Der Arzt erschien wieder in seinem Blickfeld. Jetzt, da Stahnke zunehmend klarer sah, erschien ihm die Ähnlichkeit mit Paul Hinderks nicht mehr ganz so groß. Und der Mediziner selbst nicht mehr so unbekannt. »Doktor Mergner!«, stieß er hervor. »Seit wann kümmern Sie sich um die Lebenden?«
»Nun ja, auch meine Kunden haben alle irgendwann mal gelebt«, hauchte der Pathologe mit seiner Geisterstimme. Sein Kittel umbauschte seinen grätenhaften Körper wie morgendlicher Seenebel. »Ich muss gestehen, dass ich für einen Moment mit dem Gedanken geliebäugelt habe, auch Ihre opulenten Überreste auf meinen Tisch zu bekommen. Aber so weit ist es noch nicht. Tatsächlich bin ich wegen des eigentlichen Opfers besagter Explosion hier im Haus.«
Wieder schob sich das Gesicht von Paul Hinderks vor das von Doktor Mergner. Stahnke blinzelte; anscheinend zirkulierte noch allerhand Chemisches durch seine Adern. Kramer gab seinem Vorgesetzten einen Schluck zu trinken, was dieser dankbar annahm. Sogar aus einem Schnabelbecher.

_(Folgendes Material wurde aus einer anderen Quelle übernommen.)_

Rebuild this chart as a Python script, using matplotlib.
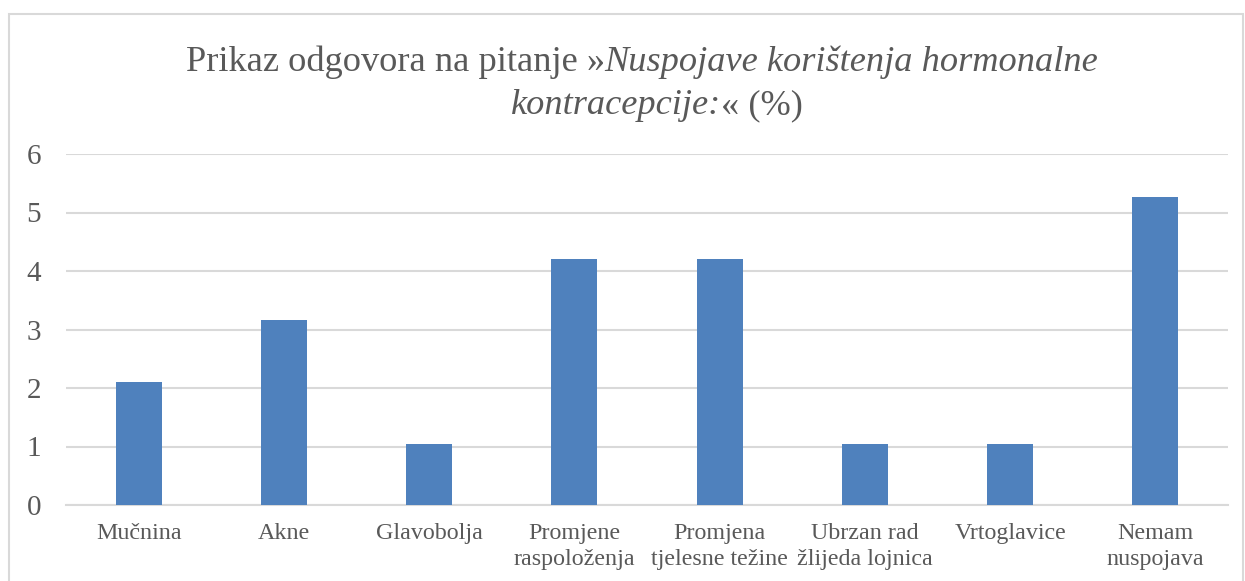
import matplotlib
matplotlib.use("Agg")
import matplotlib.pyplot as plt
from matplotlib.patches import Rectangle

# data (% of answers)
categories = ["Mučnina", "Akne", "Glavobolja", "Promjene\nraspoloženja",
              "Promjena\ntjelesne težine", "Ubrzan rad\nžlijeda lojnica",
              "Vrtoglavice", "Nemam\nnuspojava"]
values = [2.11, 3.16, 1.05, 4.21, 4.21, 1.05, 1.05, 5.26]
yticks = [0, 1, 2, 3, 4, 5, 6]

W, H = 1245, 581
grey = "#595959"
plt.rcParams['font.family'] = ['Liberation Serif', 'DejaVu Serif']

fig = plt.figure(figsize=(W / 100, H / 100), dpi=100)
ax = fig.add_axes([66 / W, (H - 505) / H, (1228 - 66) / W, (505 - 154) / H])

x = list(range(len(categories)))
ax.bar(x, values, width=0.317, color="#4F81BD", zorder=3)
ax.set_xlim(-0.5, len(categories) - 0.5)
ax.set_ylim(0, 6)
ax.set_yticks(yticks)
ax.set_yticklabels([str(t) for t in yticks], fontsize=21, color=grey)
ax.set_xticks(x)
ax.set_xticklabels(categories, fontsize=17.3, color=grey, linespacing=1.3)
ax.tick_params(axis="both", length=0)
ax.tick_params(axis="y", pad=18)
ax.tick_params(axis="x", pad=13)
ax.grid(axis="y", color="#D9D9D9", linewidth=1.5, zorder=0)
for s in ["top", "right", "left"]:
    ax.spines[s].set_visible(False)
ax.spines["bottom"].set_color("#D9D9D9")
ax.spines["bottom"].set_linewidth(1.5)

# outer chart frame
fig.patches.append(Rectangle((8.5 / W, -0.1), (1243 - 8.5) / W, 1.1 - 14.5 / H,
                             transform=fig.transFigure, fill=False,
                             edgecolor="#D9D9D9", linewidth=1.5))

# title, mixed upright / italic, each line centred
renderer = fig.canvas.get_renderer()
title_lines = [
    ([("Prikaz odgovora na pitanje »", "normal"),
      ("Nuspojave korištenja hormonalne", "italic")], 642, 71),
    ([("kontracepcije:", "italic"), ("« (%)", "normal")], 657, 114),
]
for pieces, cx, base in title_lines:
    texts = []
    for s, style in pieces:
        t = fig.text(0, 0, s, fontsize=26.2, style=style, color=grey,
                     va="baseline", ha="left")
        texts.append(t)
    widths = [t.get_window_extent(renderer).width for t in texts]
    left = cx - sum(widths) / 2
    for t, w in zip(texts, widths):
        t.set_position((left / W, (H - base) / H))
        left += w

fig.savefig("out.png", dpi=100)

»Was ist mit Hinderks?«, fragte Stahnke. Selbst das lautere Sprechen bereitete ihm Schmerzen in der Brust.
»Falsche Zeit, falscher Ort«, hauchte Doktor Mergner. »Es hat ihn buchstäblich zerrissen. Als Organspender kommt er definitiv nicht mehr infrage. Schade eigentlich, er besaß einen Spenderausweis.«
Stahnke schloss die Augen. So aber sah er Hinderks’ Kopf erst recht vorbeifliegen. Schnell öffnete er sie wieder.
»Die Bombe war in einem Heizlüfter versteckt«, berichtete Kramer; Stahnke war dankbar für dessen unpersönlichen Tonfall. »Größeres Modell, sorgfältig entkernt. Hinderks hat gemerkt, dass das Gerät dort nicht hingehörte, wo es stand. Die Explosion muss erfolgt sein, als er sich gerade darüber beugte.«
Im Hintergrund warf Doktor Mergner lautlos beide Arme hoch und zur Seite, eine Detonation andeutend. Gegen seinen Willen musste Stahnke lachen; der Schmerz in seinem Brustkorb verstärkte sich um ein Vielfaches.